Benefits may include:
- Real-time production visibility
- Automated compliance reporting
- Predictive maintenance capabilities
- Enhanced traceability
- Detailed cost and waste analysis
At this stage, manufacturers can increasingly use operational data as a strategic asset rather than simply a production byproduct.

Frequently Asked Questions
What is digital maturity in manufacturing?
Digital maturity refers to an organization’s ability to collect, share, analyze, and act on production data using connected technologies and standardized processes.
Do manufacturers need to fully digitalize their operations to realize benefits?
No. Many organizations achieve measurable improvements through phased implementations that focus on high-priority processes and business challenges.
How do weighing and dosing systems support Industry 4.0 initiatives?
Modern weighing and dosing systems generate valuable production data that can improve traceability, process control, quality management, and operational visibility.
What should manufacturers evaluate first when beginning a digital transformation journey?
Most organizations should begin by assessing current data availability, automation levels, connectivity capabilities, and reporting processes.
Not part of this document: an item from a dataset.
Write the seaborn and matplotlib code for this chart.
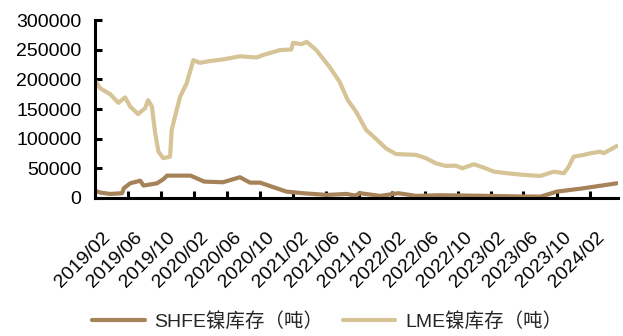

What role do ERP and MES systems play in digital manufacturing?
ERP and MES platforms help connect production operations with business systems, providing improved visibility, traceability, planning, and reporting capabilities.
Conclusion
For most manufacturers, digital transformation happens over time through a series of practical improvements rather than a single large-scale initiative.
By understanding current maturity levels, focusing on foundational capabilities such as data, automation, connectivity, and operational intelligence, and pursuing a phased approach to implementation, manufacturers can build a practical path toward smarter, more connected operations.
For weighing, filling, and dosing operations, success starts with a clear understanding of current capabilities and a realistic view of the next opportunities for improvement.